George Ramsower georgeramsower at gmail.com
Tue Jan 8 21:35:46 EST 2008


----- Original Message ----- 
From: "Aaron Banerjee"
<snip>

> I was wondering if anyone had ever worked with pulse encoders -- like the 
> kind pulse telephones use.  I'm working on finding new and unique ways to 
> connect a coco to a model railroad...
>
>                   - Aaron

 Aaron,

  I've pondered and studied using a Coco to run a model railroad for years. 
Studied the internet and even have a small N-Scale layout just for testing 
some ideas.
  I wanted a way to identify the location of two locomotives on the layout 
so I could make them operate on the same track without colliding. The 
problem is identifying which loco is which when they cross over detectors. 
There are devices today that can do that and report back to the computer the 
info.
  I can't imagine how a dial pulse could help with this, unless you are 
thinking of using pulses to control speed and direction. If this is your 
intent, then you may be on the right track. Today, Pulse Width Modulation 
(PWM) is the way to go.
 To control speed and direction with PWM, you can make a loco go so slow, 
you can't even see it moving.

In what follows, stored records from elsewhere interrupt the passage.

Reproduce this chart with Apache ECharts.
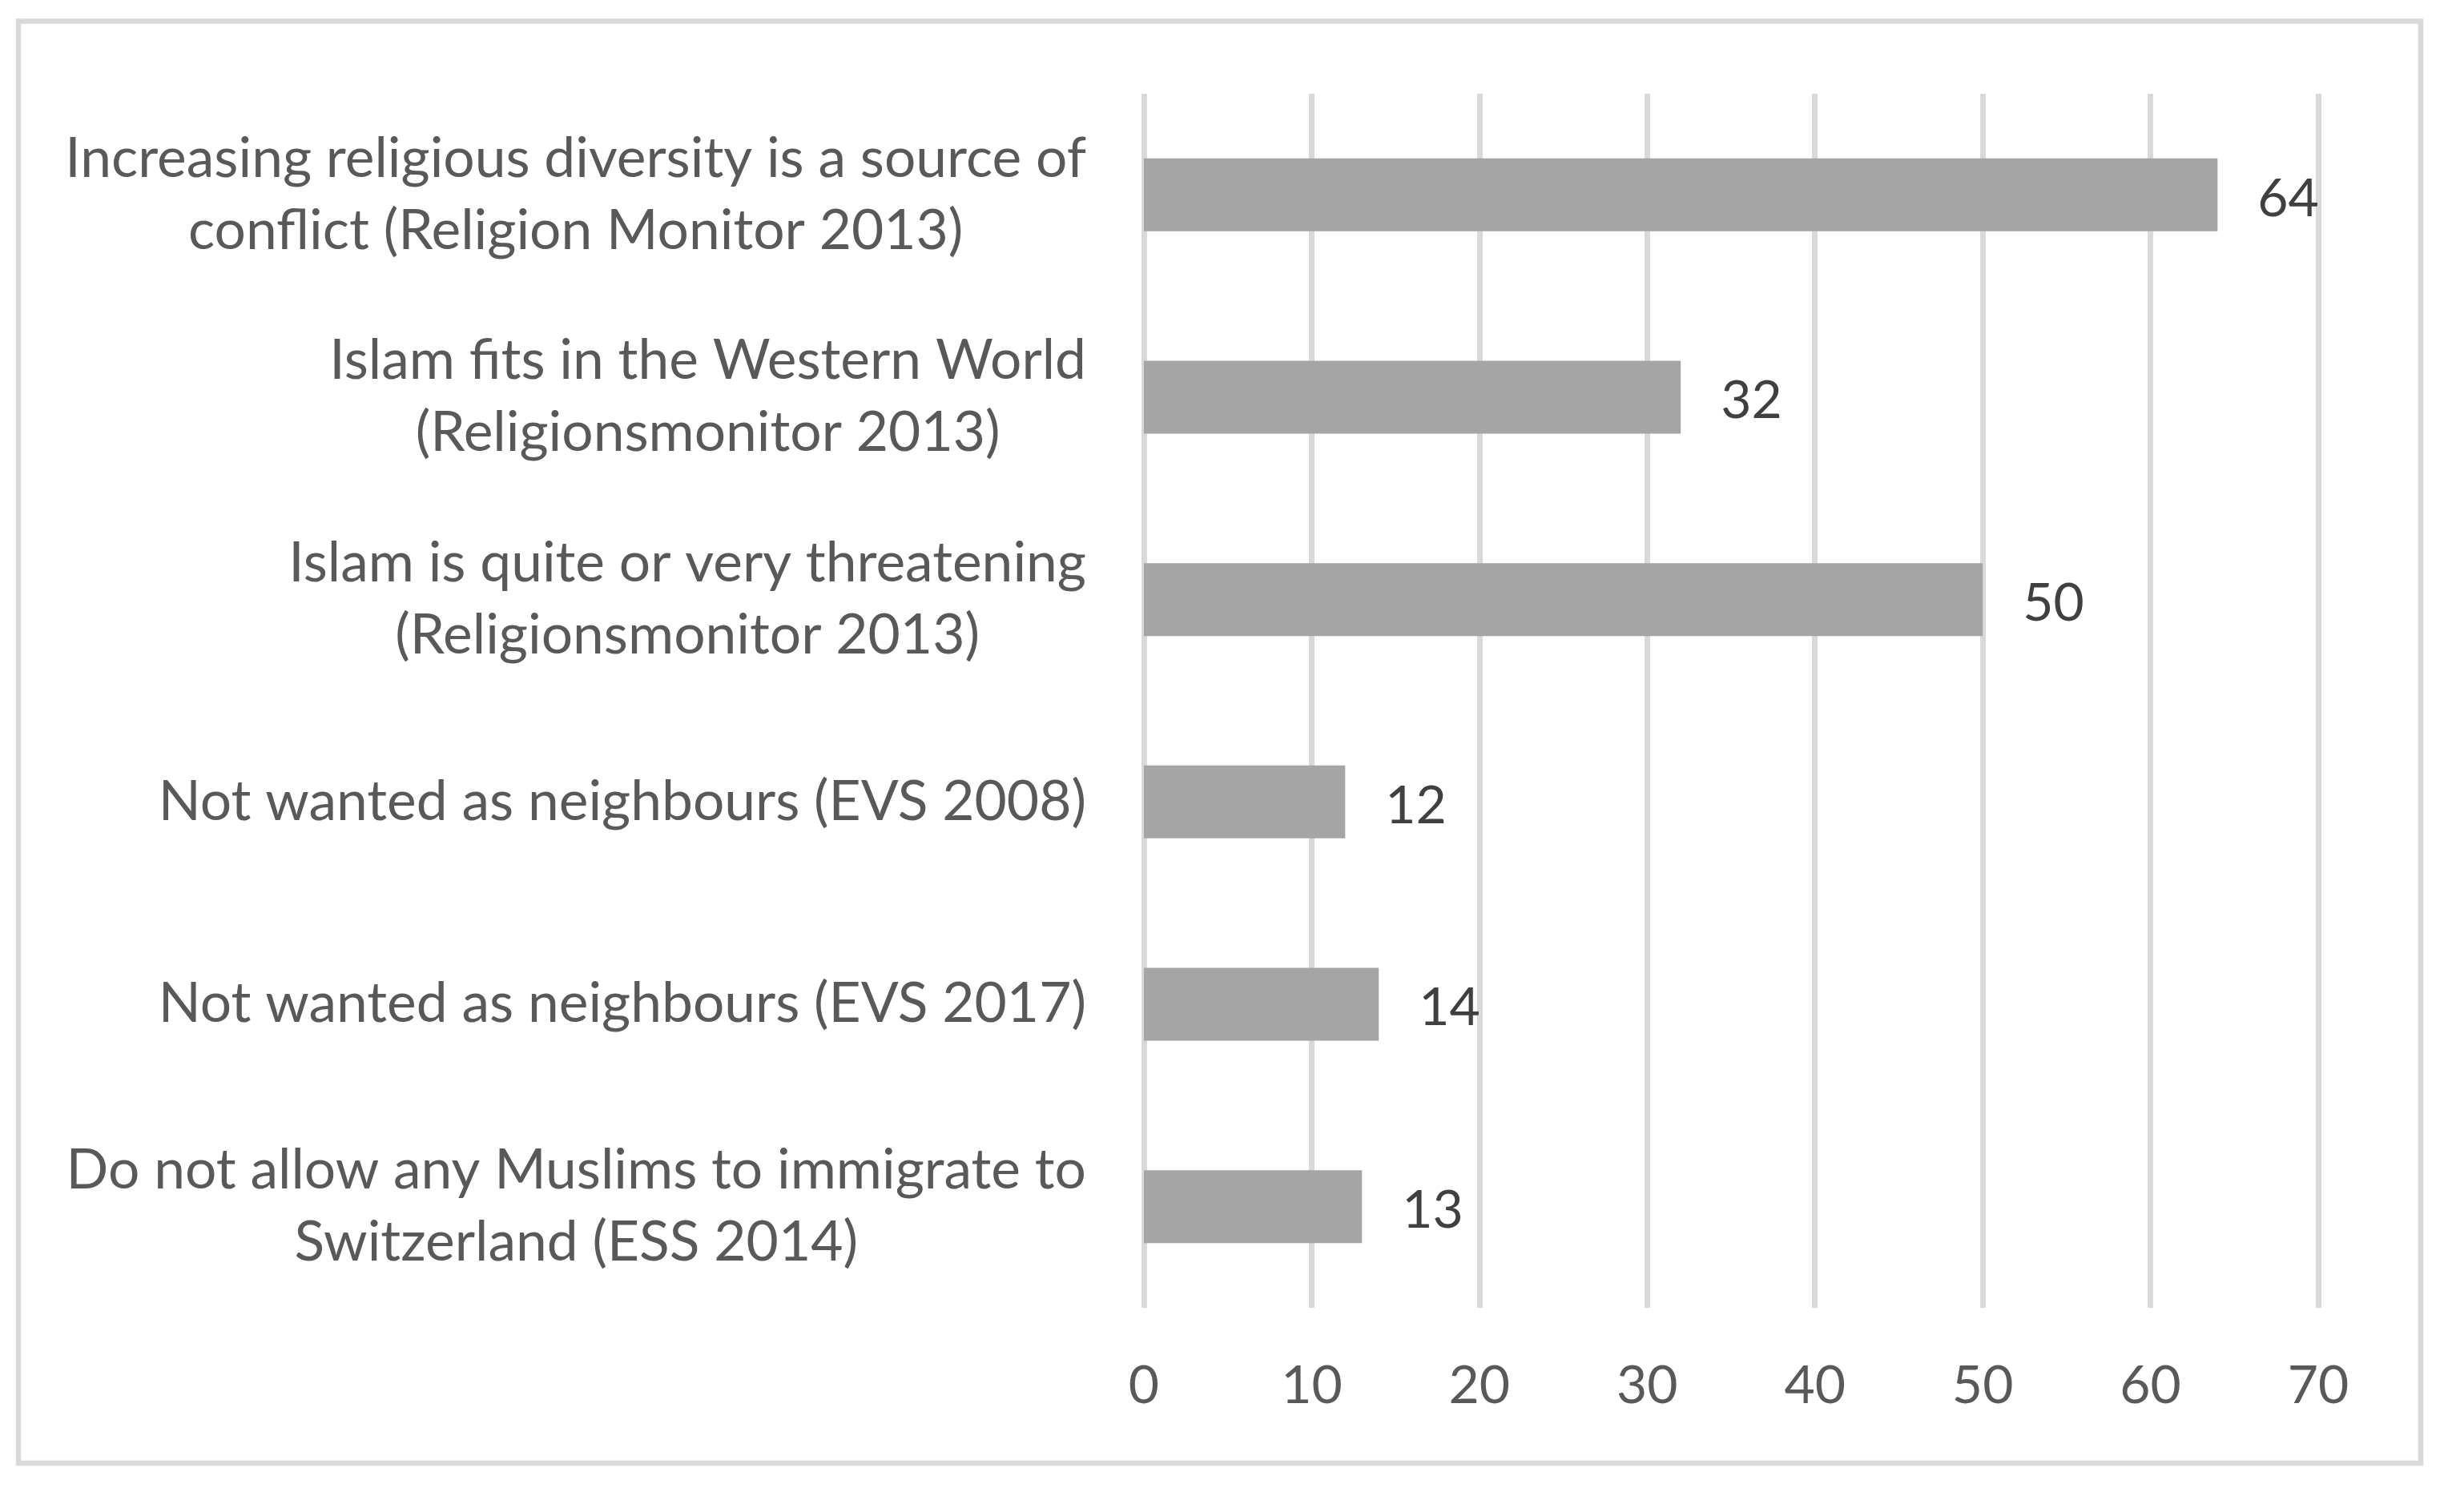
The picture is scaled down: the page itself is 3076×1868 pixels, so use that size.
<!DOCTYPE html>
<html>
<head>
<meta charset="utf-8">
<script src="https://cdn.jsdelivr.net/npm/echarts@6/dist/echarts.min.js"></script>
<style>
html,body{margin:0;padding:0;background:#fff;}
#chart{width:3076px;height:1868px;}
</style>
</head>
<body>
<div id="chart"></div>
<script>
const categories = [
  "Increasing religious diversity is a source of\nconflict (Religion Monitor 2013)",
  "Islam fits in the Western World\n(Religionsmonitor 2013)",
  "Islam is quite or very threatening\n(Religionsmonitor 2013)",
  "Not wanted as neighbours (EVS 2008)",
  "Not wanted as neighbours (EVS 2017)",
  "Do not allow any Muslims to immigrate to\nSwitzerland (ESS 2014)"
];
const values = [64, 32, 50, 12, 14, 13];
const xTicks = [0, 10, 20, 30, 40, 50, 60, 70];

const FONT = 'Lato';
const FS = 66;
const FS_CAT = 69.5;

const chart = echarts.init(document.getElementById('chart'), null, {renderer: 'canvas'});
chart.setOption({
  backgroundColor: '#ffffff',
  animation: false,
  grid: {left: 1428, right: 182, top: 117, bottom: 235, containLabel: false},
  graphic: [{
    type: 'rect',
    shape: {x: 23, y: 26.5, width: 2999, height: 1800.5},
    style: {fill: 'none', stroke: '#d9d9d9', lineWidth: 6.5}
  }],
  xAxis: {
    type: 'value',
    min: xTicks[0],
    max: xTicks[xTicks.length - 1],
    interval: xTicks[1] - xTicks[0],
    axisLine: {show: false},
    axisTick: {show: false},
    splitLine: {show: true, lineStyle: {color: '#d9d9d9', width: 7}},
    axisLabel: {color: '#595959', fontFamily: FONT, fontSize: FS, margin: 65}
  },
  yAxis: {
    type: 'category',
    data: categories,
    inverse: true,
    axisLine: {show: false},
    axisTick: {show: false},
    axisLabel: {
      margin: 72,
      color: '#595959',
      fontFamily: FONT,
      fontSize: FS_CAT,
      lineHeight: 90,
      formatter: function (v) { return '{c|' + v + '}'; },
      rich: {c: {align: 'center', color: '#595959', fontFamily: FONT, fontSize: FS_CAT, lineHeight: 90}}
    }
  },
  series: [{
    type: 'bar',
    data: values,
    barCategoryGap: '64%',
    itemStyle: {color: '#a5a5a5'},
    label: {
      show: true,
      position: 'right',
      distance: 50,
      offset: [0, 5],
      color: '#404040',
      fontFamily: FONT,
      fontSize: FS
    }
  }]
});
</script>
</body>
</html>
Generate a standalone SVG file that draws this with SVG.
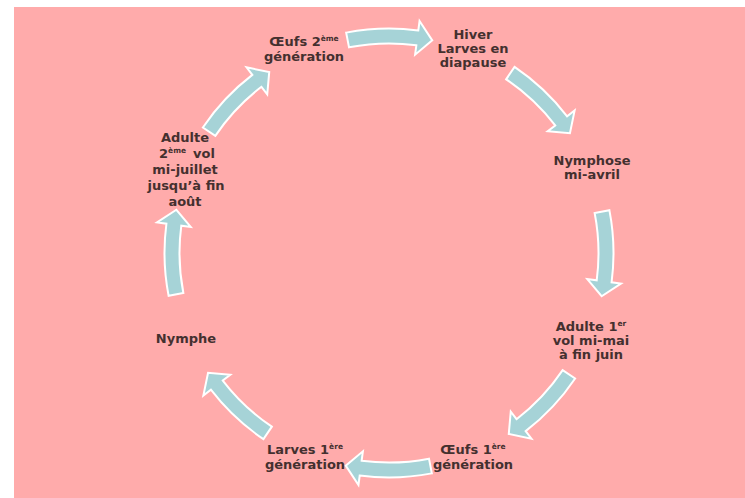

It's speed is almost always constant 
regardless of the load as PWM uses the full voltage potential with each 
pulse. The longer pulse on time and shorter off times makes the loco go 
faster. The high voltage pulses will burn through poor connections on the 
wheels that make the electical connections and result in a more reliable 
drive over not so perfect rails.
 I started playing with PWM back in the seventies and I loved it. Would 
never go back to variable voltage DC again.
 What was you original thinking on this subject?